**Dataset excerpt:**
********************

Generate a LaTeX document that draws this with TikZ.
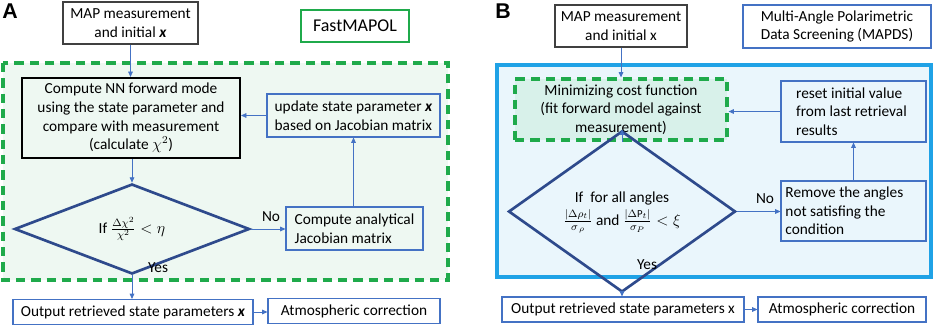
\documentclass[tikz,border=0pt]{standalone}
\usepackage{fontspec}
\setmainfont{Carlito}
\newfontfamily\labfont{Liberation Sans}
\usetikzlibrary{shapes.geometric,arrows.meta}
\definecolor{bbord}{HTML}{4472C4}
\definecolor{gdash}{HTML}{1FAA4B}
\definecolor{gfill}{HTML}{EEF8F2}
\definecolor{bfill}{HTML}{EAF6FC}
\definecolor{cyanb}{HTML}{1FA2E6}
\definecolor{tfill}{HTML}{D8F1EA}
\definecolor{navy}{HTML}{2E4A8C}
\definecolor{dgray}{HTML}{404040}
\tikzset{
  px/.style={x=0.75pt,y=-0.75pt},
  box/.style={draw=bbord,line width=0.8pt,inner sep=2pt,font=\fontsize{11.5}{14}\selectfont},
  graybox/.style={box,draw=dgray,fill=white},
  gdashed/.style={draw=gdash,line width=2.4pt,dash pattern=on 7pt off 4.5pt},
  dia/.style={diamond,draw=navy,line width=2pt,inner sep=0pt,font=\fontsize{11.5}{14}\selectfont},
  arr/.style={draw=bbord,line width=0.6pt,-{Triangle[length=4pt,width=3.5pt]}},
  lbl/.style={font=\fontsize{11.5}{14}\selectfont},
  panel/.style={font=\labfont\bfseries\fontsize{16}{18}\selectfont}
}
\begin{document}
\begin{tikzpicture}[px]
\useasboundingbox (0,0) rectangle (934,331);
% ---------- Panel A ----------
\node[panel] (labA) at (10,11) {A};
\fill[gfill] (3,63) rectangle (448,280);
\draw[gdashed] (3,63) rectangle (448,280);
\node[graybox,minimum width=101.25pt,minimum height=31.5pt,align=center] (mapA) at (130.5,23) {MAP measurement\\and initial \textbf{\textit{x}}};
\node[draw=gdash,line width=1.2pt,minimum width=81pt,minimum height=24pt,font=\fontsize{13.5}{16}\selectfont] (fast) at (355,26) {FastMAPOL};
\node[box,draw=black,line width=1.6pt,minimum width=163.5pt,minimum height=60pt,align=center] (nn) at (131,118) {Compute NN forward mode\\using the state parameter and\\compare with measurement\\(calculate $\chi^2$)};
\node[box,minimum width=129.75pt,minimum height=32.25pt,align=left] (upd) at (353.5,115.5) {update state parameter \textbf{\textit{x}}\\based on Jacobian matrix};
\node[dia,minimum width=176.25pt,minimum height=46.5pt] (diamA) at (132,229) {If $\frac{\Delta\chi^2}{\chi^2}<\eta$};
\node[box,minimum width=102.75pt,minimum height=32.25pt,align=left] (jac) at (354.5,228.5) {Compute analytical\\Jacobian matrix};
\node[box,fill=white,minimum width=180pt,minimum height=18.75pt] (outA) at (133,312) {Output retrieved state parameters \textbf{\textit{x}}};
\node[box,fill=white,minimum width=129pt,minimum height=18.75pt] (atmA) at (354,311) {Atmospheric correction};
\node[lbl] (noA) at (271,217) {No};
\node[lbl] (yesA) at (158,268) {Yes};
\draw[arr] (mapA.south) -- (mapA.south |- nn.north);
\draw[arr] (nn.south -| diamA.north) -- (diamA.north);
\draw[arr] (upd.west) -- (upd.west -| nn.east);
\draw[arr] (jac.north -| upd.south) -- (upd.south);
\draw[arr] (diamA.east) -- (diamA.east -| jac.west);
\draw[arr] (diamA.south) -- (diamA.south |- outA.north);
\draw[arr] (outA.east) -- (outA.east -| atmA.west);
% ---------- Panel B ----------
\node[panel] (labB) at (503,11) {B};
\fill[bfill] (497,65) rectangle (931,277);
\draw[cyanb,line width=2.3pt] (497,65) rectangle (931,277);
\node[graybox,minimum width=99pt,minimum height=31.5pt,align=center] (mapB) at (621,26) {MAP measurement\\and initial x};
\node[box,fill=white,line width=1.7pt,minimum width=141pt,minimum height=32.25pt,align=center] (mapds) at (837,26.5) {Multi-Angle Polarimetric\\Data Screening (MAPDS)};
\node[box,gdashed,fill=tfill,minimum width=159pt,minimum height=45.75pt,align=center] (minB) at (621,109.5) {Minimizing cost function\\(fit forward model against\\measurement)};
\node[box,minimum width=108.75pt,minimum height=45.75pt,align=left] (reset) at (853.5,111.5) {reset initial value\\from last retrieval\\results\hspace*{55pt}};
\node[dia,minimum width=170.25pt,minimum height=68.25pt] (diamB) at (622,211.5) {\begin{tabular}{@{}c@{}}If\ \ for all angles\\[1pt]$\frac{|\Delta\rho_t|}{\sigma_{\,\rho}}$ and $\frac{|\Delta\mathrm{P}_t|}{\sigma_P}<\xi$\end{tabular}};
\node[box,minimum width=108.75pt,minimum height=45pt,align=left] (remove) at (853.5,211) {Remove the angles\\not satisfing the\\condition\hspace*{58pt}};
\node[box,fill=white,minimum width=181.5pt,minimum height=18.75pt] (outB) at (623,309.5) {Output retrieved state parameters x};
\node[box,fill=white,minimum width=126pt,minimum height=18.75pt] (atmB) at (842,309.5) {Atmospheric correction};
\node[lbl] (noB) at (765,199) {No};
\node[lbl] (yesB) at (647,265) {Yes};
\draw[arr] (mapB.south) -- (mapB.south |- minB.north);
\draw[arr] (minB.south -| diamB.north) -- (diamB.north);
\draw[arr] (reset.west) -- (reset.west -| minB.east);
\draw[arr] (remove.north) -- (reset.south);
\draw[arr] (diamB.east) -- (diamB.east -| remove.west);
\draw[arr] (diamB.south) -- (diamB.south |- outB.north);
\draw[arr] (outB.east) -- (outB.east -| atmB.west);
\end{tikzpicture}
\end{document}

********************

**Task brief:**
For each line in the data above that contains the string "with", extract the line.

**Correct result:**
Generate a LaTeX document that draws this with TikZ.
\node[box,draw=black,line width=1.6pt,minimum width=163.5pt,minimum height=60pt,align=center] (nn) at (131,118) {Compute NN forward mode\\using the state parameter and\\compare with measurement\\(calculate $\chi^2$)};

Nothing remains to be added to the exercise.